The companies call this customer upselling “personalized service” and promote it as customizing the tax preparation experience to your individual needs. If only they could figure out a reason for you to send a DNA sample, then their data personalization could really take off. DNA has as much use in tax preparation as it does in diet recommendations. The Post reports that H&R Block asks to share your data with its overseas affiliated companies. You can choose not to do so, and you can revoke permission after jumping through some hoops. The Post points out that tax company Intuit “recently acquired Credit Karma, whose entire business model … asks you to pay with your privacy for free services like credit scores.” So it is clear that tax preparation companies like Intuit see their future revenues arising from treating their tax preparation customers as the products for data-hungry business customers. They have gathered a tax-preparing herd, and now they are milking it.
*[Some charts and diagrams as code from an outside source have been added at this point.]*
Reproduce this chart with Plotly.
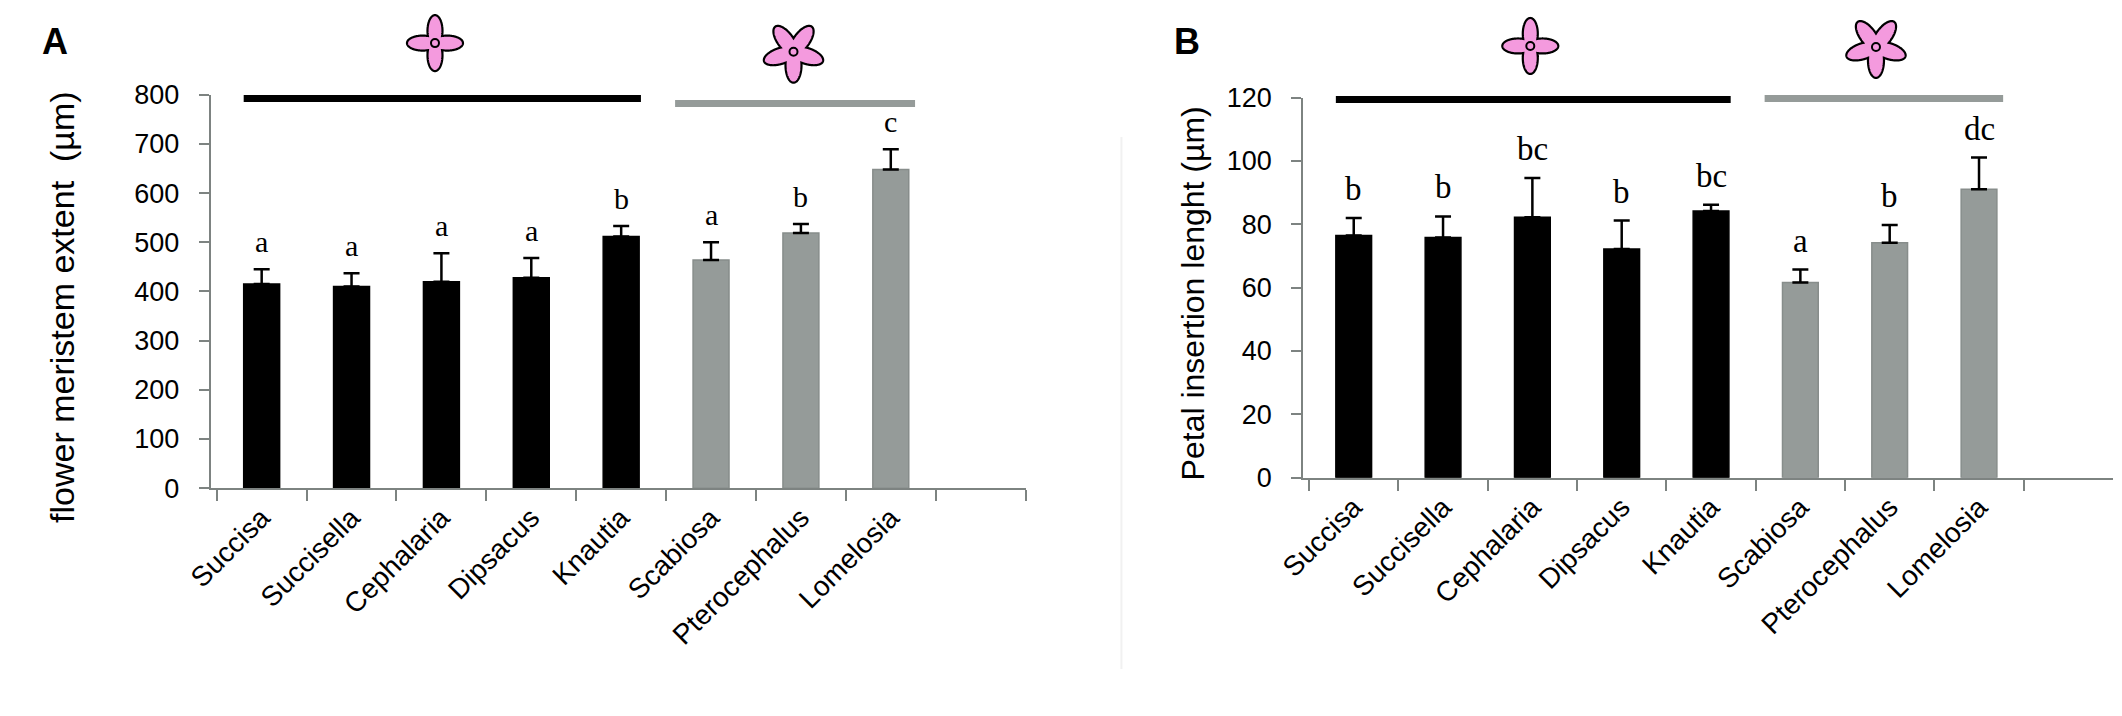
import numpy as np
import plotly.graph_objects as go

# genera, first five have a 4-merous corolla, last three a 5-merous one
genera = ["Succisa", "Succisella", "Cephalaria", "Dipsacus", "Knautia",
          "Scabiosa", "Pterocephalus", "Lomelosia"]
n_four = 5

# panel A: flower meristem extent (um)
meristem_mean = [415, 410, 420, 428, 512, 464, 519, 648]
meristem_err = [30, 27, 58, 40, 21, 36, 18, 41]
meristem_letters = ["a", "a", "a", "a", "b", "a", "b", "c"]

# panel B: petal insertion length (um)
petal_mean = [76.5, 75.8, 82.2, 72.2, 84.2, 61.6, 74.2, 91.1]
petal_err = [5.5, 6.7, 12.4, 9.0, 2.0, 4.1, 5.6, 10.0]
petal_letters = ["b", "b", "bc", "b", "bc", "a", "b", "dc"]

# page body has an 8px margin, so the figure is drawn a bit smaller
PAD = 8
W, H = 2122 - 2 * PAD, 716 - 2 * PAD
BLACK = "#000000"
GRAY = "#959b99"
GRAY_EDGE = "#878d8b"
AXIS = "#7d8381"
PINK = "#f49ade"
SANS = "Arial, Liberation Sans, sans-serif"
SERIF = "Liberation Serif, Times New Roman, serif"


def px(x):
    return (x - PAD) / W


def py(y):
    return 1 - (y - PAD) / H


def flower_path(angles_deg, reach, half_width, n=720):
    # outline of a union of elliptic petals radiating from the centre
    a = reach * 0.56
    d = reach - a
    th = np.linspace(0, 2 * np.pi, n, endpoint=False)
    r = np.zeros_like(th)
    for phi in np.radians(angles_deg):
        c = np.cos(th - phi)
        s = np.sin(th - phi)
        qa = c ** 2 / a ** 2 + s ** 2 / half_width ** 2
        qb = -2 * d * c / a ** 2
        qc = d ** 2 / a ** 2 - 1
        r = np.maximum(r, (-qb + np.sqrt(qb ** 2 - 4 * qa * qc)) / (2 * qa))
    pts = [f"{x:.2f},{y:.2f}" for x, y in zip(r * np.cos(th), r * np.sin(th))]
    return "M " + " L ".join(pts) + " Z"


def add_flower(fig, cx, cy, merous):
    if merous == 4:
        angles, reach, hw = [0, 90, 180, 270], 28, 7.5
    else:
        angles, reach, hw = [54, 126, 198, 270, 342], 31, 8
    common = dict(xref="paper", yref="paper", xsizemode="pixel", ysizemode="pixel",
                  xanchor=px(cx), yanchor=py(cy))
    fig.add_shape(type="path", path=flower_path(angles, reach, hw),
                  fillcolor=PINK, line=dict(color="black", width=2.2), **common)
    fig.add_shape(type="circle", x0=-4, x1=4, y0=-4, y1=4,
                  fillcolor=PINK, line=dict(color="black", width=2), **common)


colors = [BLACK] * n_four + [GRAY] * (len(genera) - n_four)
edges = [BLACK] * n_four + [GRAY_EDGE] * (len(genera) - n_four)

fig = go.Figure()
panels = [
    ("x", "y", meristem_mean, meristem_err, meristem_letters, 30),
    ("x2", "y2", petal_mean, petal_err, petal_letters, 33),
]
for xa, ya, mean, err, letters, lsize in panels:
    fig.add_trace(go.Bar(
        x=genera, y=mean, xaxis=xa, yaxis=ya,
        marker=dict(color=colors, line=dict(color=edges, width=1.5)),
        error_y=dict(type="data", array=err, arrayminus=[0] * len(err), symmetric=False,
                     color="black", thickness=2.5, width=8),
        showlegend=False,
    ))
    for g, m, e, t in zip(genera, mean, err, letters):
        fig.add_annotation(x=g, y=m + e, xref=xa, yref=ya, text=t, showarrow=False,
                           yanchor="bottom", yshift=9,
                           font=dict(family=SERIF, size=lsize, color="black"))

xcommon = dict(categoryorder="array", categoryarray=genera + [" "],
               tickson="boundaries", ticks="outside", ticklen=11, tickwidth=2,
               tickcolor=AXIS, showline=True, linecolor=AXIS, linewidth=2,
               showgrid=False, zeroline=False, tickangle=-45,
               tickfont=dict(family=SANS, size=28, color="black"))
ycommon = dict(ticks="outside", ticklen=10, tickwidth=2, tickcolor=AXIS,
               showline=True, linecolor=AXIS, linewidth=2, showgrid=False,
               zeroline=False, ticklabelstandoff=14,
               tickfont=dict(family=SANS, size=27, color="black"))

# value axis sits a few px left of the first category boundary
fig.update_layout(
    width=W, height=H,
    margin=dict(l=0, r=0, t=0, b=0),
    paper_bgcolor="white", plot_bgcolor="white",
    bargap=0.6,
    xaxis=dict(domain=[px(187), px(1012)], anchor="y", range=[-0.5 - 6 / 90.8, 8.5], **xcommon),
    yaxis=dict(domain=[py(494), py(83)], anchor="x", range=[0, 800], dtick=100, **ycommon),
    xaxis2=dict(domain=[px(1293), px(2113)], anchor="y2", range=[-0.5 - 6 / 90.5, 8.5], **xcommon),
    yaxis2=dict(domain=[py(483), py(86)], anchor="x2", range=[0, 120], dtick=20, **ycommon),
)

# axis titles
fig.add_annotation(x=px(37), y=py(305), xref="paper", yref="paper", showarrow=False,
                   text="flower meristem extent\u00a0 (µm)", textangle=-90,
                   xanchor="center", yanchor="middle",
                   font=dict(family=SANS, size=34, color="black"))
fig.add_annotation(x=px(1181), y=py(291), xref="paper", yref="paper", showarrow=False,
                   text="Petal insertion lenght (µm)", textangle=-90,
                   xanchor="center", yanchor="middle",
                   font=dict(family=SANS, size=32, color="black"))

# panel letters
for txt, x in [("A", 29), ("B", 1175)]:
    fig.add_annotation(x=px(x), y=py(27), xref="paper", yref="paper", showarrow=False,
                       xanchor="center", yanchor="middle", text=f"<b>{txt}</b>",
                       font=dict(family=SANS, size=36, color="black"))

# group bars (4-merous black, 5-merous gray) and flower icons
groups = [
    ("x", 87, 92, 414, 29, 777, 38),
    ("x2", 88, 87, 1523, 32, 1873, 33),
]
for xa, yb, yg, f4x, f4y, f5x, f5y in groups:
    fig.add_shape(type="line", xref=xa, yref="paper", x0=-0.2, x1=4.22, y0=py(yb), y1=py(yb),
                  line=dict(color=BLACK, width=7))
    fig.add_shape(type="line", xref=xa, yref="paper", x0=4.6, x1=7.27, y0=py(yg), y1=py(yg),
                  line=dict(color=GRAY, width=7))
    add_flower(fig, f4x, f4y, 4)
    add_flower(fig, f5x, f5y, 5)

# faint panel separator
fig.add_shape(type="line", xref="paper", yref="paper", x0=px(1109), x1=px(1109),
              y0=py(127), y1=py(683), line=dict(color="#f1f1f1", width=2))

fig.write_html("out.html")
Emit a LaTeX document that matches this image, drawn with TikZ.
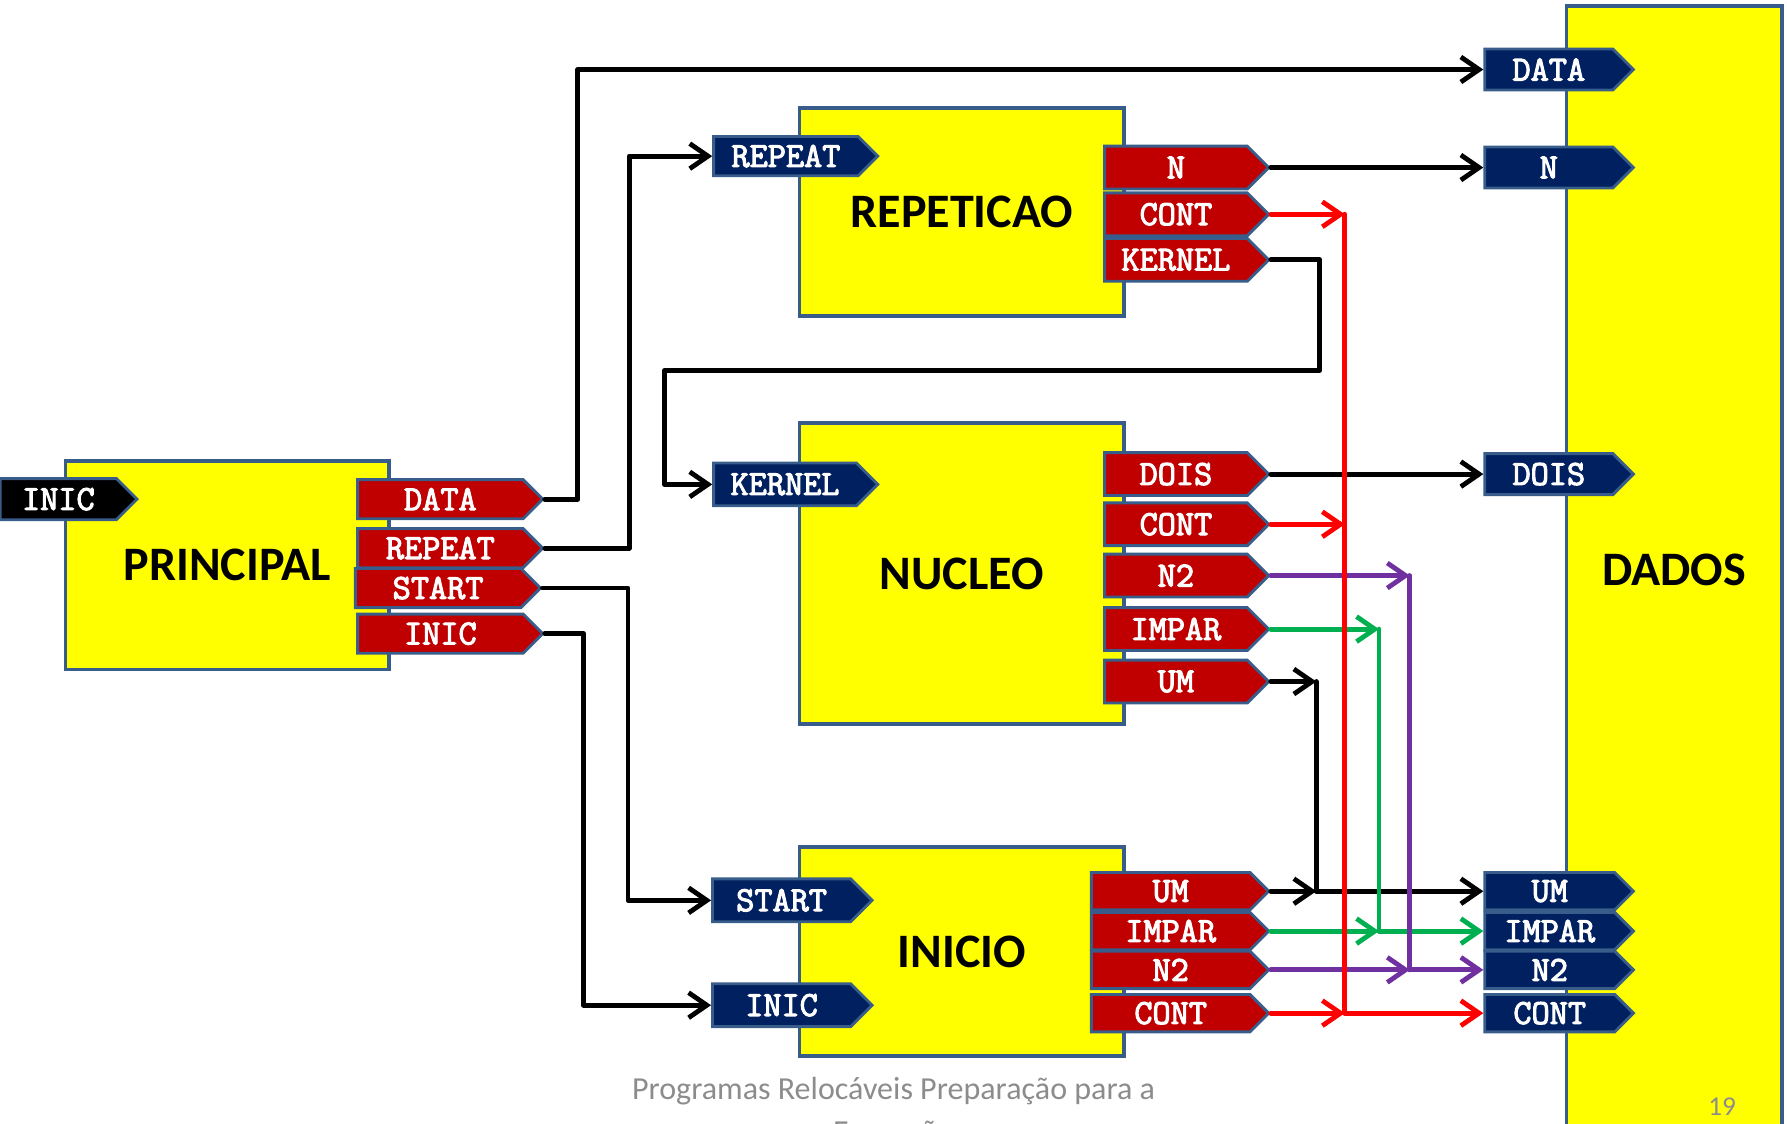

Other kinds of life advice companies beyond diet and tax-prep are surely moving into this data-rich space, and milking paying customers for more and more economically valuable data. Realtors, accountants, bartenders, feng shui consultants – all of our advisors and vendors can adopt this data centric model. Who knows what your dry cleaner is capturing about your behavior?
Read your options carefully before entering into an advisor relationship. Make sure you understand what advantages the “premium package” provides, because you are likely paying for it with both money and chunks of your privacy. If you send or allow collection of extra sensitive information, confirm that you understand what the vendor will use the data for. New laws allow a broader window into the data habits of your advisors. Take advantage of the new knowledge.